-- begin Given data --
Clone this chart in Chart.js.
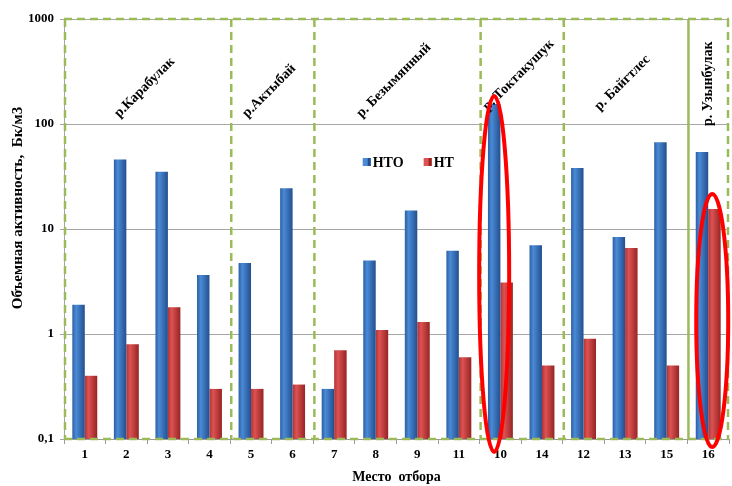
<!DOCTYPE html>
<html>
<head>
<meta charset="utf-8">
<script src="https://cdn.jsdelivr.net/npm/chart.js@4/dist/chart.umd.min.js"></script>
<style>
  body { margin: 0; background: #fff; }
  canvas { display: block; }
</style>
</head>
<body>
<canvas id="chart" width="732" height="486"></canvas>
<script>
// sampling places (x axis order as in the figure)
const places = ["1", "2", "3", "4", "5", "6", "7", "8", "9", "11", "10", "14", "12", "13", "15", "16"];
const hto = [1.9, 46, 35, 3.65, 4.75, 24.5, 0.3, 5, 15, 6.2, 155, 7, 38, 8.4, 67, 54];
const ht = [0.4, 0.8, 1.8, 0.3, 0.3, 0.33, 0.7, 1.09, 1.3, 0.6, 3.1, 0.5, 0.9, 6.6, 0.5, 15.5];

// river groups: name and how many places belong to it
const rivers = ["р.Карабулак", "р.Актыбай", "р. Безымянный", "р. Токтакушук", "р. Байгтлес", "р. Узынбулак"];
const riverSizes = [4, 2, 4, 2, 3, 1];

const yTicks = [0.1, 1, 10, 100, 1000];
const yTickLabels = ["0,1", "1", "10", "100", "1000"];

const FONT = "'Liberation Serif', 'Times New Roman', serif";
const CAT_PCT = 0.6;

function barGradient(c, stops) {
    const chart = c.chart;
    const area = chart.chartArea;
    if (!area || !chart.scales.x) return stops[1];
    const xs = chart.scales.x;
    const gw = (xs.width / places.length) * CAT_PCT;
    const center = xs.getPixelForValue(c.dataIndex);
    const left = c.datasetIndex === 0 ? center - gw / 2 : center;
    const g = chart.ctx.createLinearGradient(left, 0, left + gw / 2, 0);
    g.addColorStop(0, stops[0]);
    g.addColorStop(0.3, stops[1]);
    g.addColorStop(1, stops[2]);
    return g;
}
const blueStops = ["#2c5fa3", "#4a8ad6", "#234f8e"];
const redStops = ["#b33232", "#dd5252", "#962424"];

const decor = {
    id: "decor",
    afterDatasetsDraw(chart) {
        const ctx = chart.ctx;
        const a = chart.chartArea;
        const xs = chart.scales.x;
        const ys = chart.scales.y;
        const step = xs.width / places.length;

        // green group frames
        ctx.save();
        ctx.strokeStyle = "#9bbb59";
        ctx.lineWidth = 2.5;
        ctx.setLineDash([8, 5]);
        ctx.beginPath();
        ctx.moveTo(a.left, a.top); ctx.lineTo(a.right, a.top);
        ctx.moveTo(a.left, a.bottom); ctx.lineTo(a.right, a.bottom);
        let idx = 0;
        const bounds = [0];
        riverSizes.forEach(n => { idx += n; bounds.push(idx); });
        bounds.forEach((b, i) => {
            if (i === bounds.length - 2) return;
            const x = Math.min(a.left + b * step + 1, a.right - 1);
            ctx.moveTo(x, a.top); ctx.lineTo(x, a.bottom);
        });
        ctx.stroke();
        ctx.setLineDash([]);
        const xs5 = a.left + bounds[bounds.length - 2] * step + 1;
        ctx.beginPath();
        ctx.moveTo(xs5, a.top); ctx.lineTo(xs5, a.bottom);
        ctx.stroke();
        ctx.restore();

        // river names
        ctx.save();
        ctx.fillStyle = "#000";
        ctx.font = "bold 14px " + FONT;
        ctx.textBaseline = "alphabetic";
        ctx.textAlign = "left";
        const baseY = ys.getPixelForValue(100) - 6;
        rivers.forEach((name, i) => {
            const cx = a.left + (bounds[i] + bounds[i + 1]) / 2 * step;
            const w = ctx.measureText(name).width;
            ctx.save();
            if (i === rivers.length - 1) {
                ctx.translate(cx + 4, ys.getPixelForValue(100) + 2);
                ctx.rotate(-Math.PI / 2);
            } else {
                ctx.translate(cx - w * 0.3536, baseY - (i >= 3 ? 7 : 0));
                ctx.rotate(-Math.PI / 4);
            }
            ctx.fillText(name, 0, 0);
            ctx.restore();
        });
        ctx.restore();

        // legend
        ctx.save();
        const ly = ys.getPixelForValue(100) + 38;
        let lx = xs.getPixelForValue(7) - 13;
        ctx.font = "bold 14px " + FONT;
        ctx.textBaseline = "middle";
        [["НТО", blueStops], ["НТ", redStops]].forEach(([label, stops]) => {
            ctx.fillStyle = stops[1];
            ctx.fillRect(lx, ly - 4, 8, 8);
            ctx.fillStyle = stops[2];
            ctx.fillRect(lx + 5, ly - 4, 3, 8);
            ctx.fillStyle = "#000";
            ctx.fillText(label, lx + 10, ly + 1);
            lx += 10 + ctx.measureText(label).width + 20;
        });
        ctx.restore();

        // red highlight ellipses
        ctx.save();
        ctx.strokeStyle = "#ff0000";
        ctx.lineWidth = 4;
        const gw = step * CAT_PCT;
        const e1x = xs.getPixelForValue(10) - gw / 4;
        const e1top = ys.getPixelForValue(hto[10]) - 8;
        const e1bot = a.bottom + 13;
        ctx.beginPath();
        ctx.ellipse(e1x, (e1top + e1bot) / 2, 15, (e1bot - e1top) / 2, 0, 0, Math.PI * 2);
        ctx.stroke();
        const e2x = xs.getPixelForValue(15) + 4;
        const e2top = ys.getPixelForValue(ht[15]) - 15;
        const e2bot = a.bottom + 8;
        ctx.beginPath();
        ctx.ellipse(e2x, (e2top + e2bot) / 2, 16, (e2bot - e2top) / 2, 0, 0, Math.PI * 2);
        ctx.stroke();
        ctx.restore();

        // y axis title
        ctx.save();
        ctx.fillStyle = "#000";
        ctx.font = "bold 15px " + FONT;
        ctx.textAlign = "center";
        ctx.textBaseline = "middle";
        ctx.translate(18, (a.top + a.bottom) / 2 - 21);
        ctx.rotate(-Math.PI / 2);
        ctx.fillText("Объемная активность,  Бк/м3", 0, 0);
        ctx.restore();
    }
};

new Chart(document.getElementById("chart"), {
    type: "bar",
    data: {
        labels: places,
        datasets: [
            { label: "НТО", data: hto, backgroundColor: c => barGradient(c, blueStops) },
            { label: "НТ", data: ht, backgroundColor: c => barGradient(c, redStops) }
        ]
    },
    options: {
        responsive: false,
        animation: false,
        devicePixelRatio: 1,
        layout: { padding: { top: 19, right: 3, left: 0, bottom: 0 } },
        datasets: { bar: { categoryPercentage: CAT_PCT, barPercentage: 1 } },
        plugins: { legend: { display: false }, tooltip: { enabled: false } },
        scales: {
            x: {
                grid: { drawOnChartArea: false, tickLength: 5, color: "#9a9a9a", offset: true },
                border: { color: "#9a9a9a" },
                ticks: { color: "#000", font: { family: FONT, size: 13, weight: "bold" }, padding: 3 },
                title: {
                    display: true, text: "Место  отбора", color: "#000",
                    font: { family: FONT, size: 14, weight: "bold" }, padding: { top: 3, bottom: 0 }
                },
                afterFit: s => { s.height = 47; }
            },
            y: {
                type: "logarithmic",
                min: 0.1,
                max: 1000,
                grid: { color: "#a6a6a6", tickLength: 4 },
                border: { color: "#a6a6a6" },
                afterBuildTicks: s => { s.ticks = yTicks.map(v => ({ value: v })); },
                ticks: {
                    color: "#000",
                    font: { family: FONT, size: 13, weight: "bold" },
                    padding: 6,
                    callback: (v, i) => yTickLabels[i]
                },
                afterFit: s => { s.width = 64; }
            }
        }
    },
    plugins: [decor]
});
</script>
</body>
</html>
-- end Given data --
== Directions ==
Omit the pictures, and quote the material above exactly as given.

== Solution for this problem ==
Clone this chart in Chart.js.
<!DOCTYPE html>
<html>
<head>
<meta charset="utf-8">
<script src="https://cdn.jsdelivr.net/npm/chart.js@4/dist/chart.umd.min.js"></script>
<style>
  body { margin: 0; background: #fff; }
  canvas { display: block; }
</style>
</head>
<body>
<canvas id="chart" width="732" height="486"></canvas>
<script>
// sampling places (x axis order as in the figure)
const places = ["1", "2", "3", "4", "5", "6", "7", "8", "9", "11", "10", "14", "12", "13", "15", "16"];
const hto = [1.9, 46, 35, 3.65, 4.75, 24.5, 0.3, 5, 15, 6.2, 155, 7, 38, 8.4, 67, 54];
const ht = [0.4, 0.8, 1.8, 0.3, 0.3, 0.33, 0.7, 1.09, 1.3, 0.6, 3.1, 0.5, 0.9, 6.6, 0.5, 15.5];

// river groups: name and how many places belong to it
const rivers = ["р.Карабулак", "р.Актыбай", "р. Безымянный", "р. Токтакушук", "р. Байгтлес", "р. Узынбулак"];
const riverSizes = [4, 2, 4, 2, 3, 1];

const yTicks = [0.1, 1, 10, 100, 1000];
const yTickLabels = ["0,1", "1", "10", "100", "1000"];

const FONT = "'Liberation Serif', 'Times New Roman', serif";
const CAT_PCT = 0.6;

function barGradient(c, stops) {
    const chart = c.chart;
    const area = chart.chartArea;
    if (!area || !chart.scales.x) return stops[1];
    const xs = chart.scales.x;
    const gw = (xs.width / places.length) * CAT_PCT;
    const center = xs.getPixelForValue(c.dataIndex);
    const left = c.datasetIndex === 0 ? center - gw / 2 : center;
    const g = chart.ctx.createLinearGradient(left, 0, left + gw / 2, 0);
    g.addColorStop(0, stops[0]);
    g.addColorStop(0.3, stops[1]);
    g.addColorStop(1, stops[2]);
    return g;
}
const blueStops = ["#2c5fa3", "#4a8ad6", "#234f8e"];
const redStops = ["#b33232", "#dd5252", "#962424"];

const decor = {
    id: "decor",
    afterDatasetsDraw(chart) {
        const ctx = chart.ctx;
        const a = chart.chartArea;
        const xs = chart.scales.x;
        const ys = chart.scales.y;
        const step = xs.width / places.length;

        // green group frames
        ctx.save();
        ctx.strokeStyle = "#9bbb59";
        ctx.lineWidth = 2.5;
        ctx.setLineDash([8, 5]);
        ctx.beginPath();
        ctx.moveTo(a.left, a.top); ctx.lineTo(a.right, a.top);
        ctx.moveTo(a.left, a.bottom); ctx.lineTo(a.right, a.bottom);
        let idx = 0;
        const bounds = [0];
        riverSizes.forEach(n => { idx += n; bounds.push(idx); });
        bounds.forEach((b, i) => {
            if (i === bounds.length - 2) return;
            const x = Math.min(a.left + b * step + 1, a.right - 1);
            ctx.moveTo(x, a.top); ctx.lineTo(x, a.bottom);
        });
        ctx.stroke();
        ctx.setLineDash([]);
        const xs5 = a.left + bounds[bounds.length - 2] * step + 1;
        ctx.beginPath();
        ctx.moveTo(xs5, a.top); ctx.lineTo(xs5, a.bottom);
        ctx.stroke();
        ctx.restore();

        // river names
        ctx.save();
        ctx.fillStyle = "#000";
        ctx.font = "bold 14px " + FONT;
        ctx.textBaseline = "alphabetic";
        ctx.textAlign = "left";
        const baseY = ys.getPixelForValue(100) - 6;
        rivers.forEach((name, i) => {
            const cx = a.left + (bounds[i] + bounds[i + 1]) / 2 * step;
            const w = ctx.measureText(name).width;
            ctx.save();
            if (i === rivers.length - 1) {
                ctx.translate(cx + 4, ys.getPixelForValue(100) + 2);
                ctx.rotate(-Math.PI / 2);
            } else {
                ctx.translate(cx - w * 0.3536, baseY - (i >= 3 ? 7 : 0));
                ctx.rotate(-Math.PI / 4);
            }
            ctx.fillText(name, 0, 0);
            ctx.restore();
        });
        ctx.restore();

        // legend
        ctx.save();
        const ly = ys.getPixelForValue(100) + 38;
        let lx = xs.getPixelForValue(7) - 13;
        ctx.font = "bold 14px " + FONT;
        ctx.textBaseline = "middle";
        [["НТО", blueStops], ["НТ", redStops]].forEach(([label, stops]) => {
            ctx.fillStyle = stops[1];
            ctx.fillRect(lx, ly - 4, 8, 8);
            ctx.fillStyle = stops[2];
            ctx.fillRect(lx + 5, ly - 4, 3, 8);
            ctx.fillStyle = "#000";
            ctx.fillText(label, lx + 10, ly + 1);
            lx += 10 + ctx.measureText(label).width + 20;
        });
        ctx.restore();

        // red highlight ellipses
        ctx.save();
        ctx.strokeStyle = "#ff0000";
        ctx.lineWidth = 4;
        const gw = step * CAT_PCT;
        const e1x = xs.getPixelForValue(10) - gw / 4;
        const e1top = ys.getPixelForValue(hto[10]) - 8;
        const e1bot = a.bottom + 13;
        ctx.beginPath();
        ctx.ellipse(e1x, (e1top + e1bot) / 2, 15, (e1bot - e1top) / 2, 0, 0, Math.PI * 2);
        ctx.stroke();
        const e2x = xs.getPixelForValue(15) + 4;
        const e2top = ys.getPixelForValue(ht[15]) - 15;
        const e2bot = a.bottom + 8;
        ctx.beginPath();
        ctx.ellipse(e2x, (e2top + e2bot) / 2, 16, (e2bot - e2top) / 2, 0, 0, Math.PI * 2);
        ctx.stroke();
        ctx.restore();

        // y axis title
        ctx.save();
        ctx.fillStyle = "#000";
        ctx.font = "bold 15px " + FONT;
        ctx.textAlign = "center";
        ctx.textBaseline = "middle";
        ctx.translate(18, (a.top + a.bottom) / 2 - 21);
        ctx.rotate(-Math.PI / 2);
        ctx.fillText("Объемная активность,  Бк/м3", 0, 0);
        ctx.restore();
    }
};

new Chart(document.getElementById("chart"), {
    type: "bar",
    data: {
        labels: places,
        datasets: [
            { label: "НТО", data: hto, backgroundColor: c => barGradient(c, blueStops) },
            { label: "НТ", data: ht, backgroundColor: c => barGradient(c, redStops) }
        ]
    },
    options: {
        responsive: false,
        animation: false,
        devicePixelRatio: 1,
        layout: { padding: { top: 19, right: 3, left: 0, bottom: 0 } },
        datasets: { bar: { categoryPercentage: CAT_PCT, barPercentage: 1 } },
        plugins: { legend: { display: false }, tooltip: { enabled: false } },
        scales: {
            x: {
                grid: { drawOnChartArea: false, tickLength: 5, color: "#9a9a9a", offset: true },
                border: { color: "#9a9a9a" },
                ticks: { color: "#000", font: { family: FONT, size: 13, weight: "bold" }, padding: 3 },
                title: {
                    display: true, text: "Место  отбора", color: "#000",
                    font: { family: FONT, size: 14, weight: "bold" }, padding: { top: 3, bottom: 0 }
                },
                afterFit: s => { s.height = 47; }
            },
            y: {
                type: "logarithmic",
                min: 0.1,
                max: 1000,
                grid: { color: "#a6a6a6", tickLength: 4 },
                border: { color: "#a6a6a6" },
                afterBuildTicks: s => { s.ticks = yTicks.map(v => ({ value: v })); },
                ticks: {
                    color: "#000",
                    font: { family: FONT, size: 13, weight: "bold" },
                    padding: 6,
                    callback: (v, i) => yTickLabels[i]
                },
                afterFit: s => { s.width = 64; }
            }
        }
    },
    plugins: [decor]
});
</script>
</body>
</html>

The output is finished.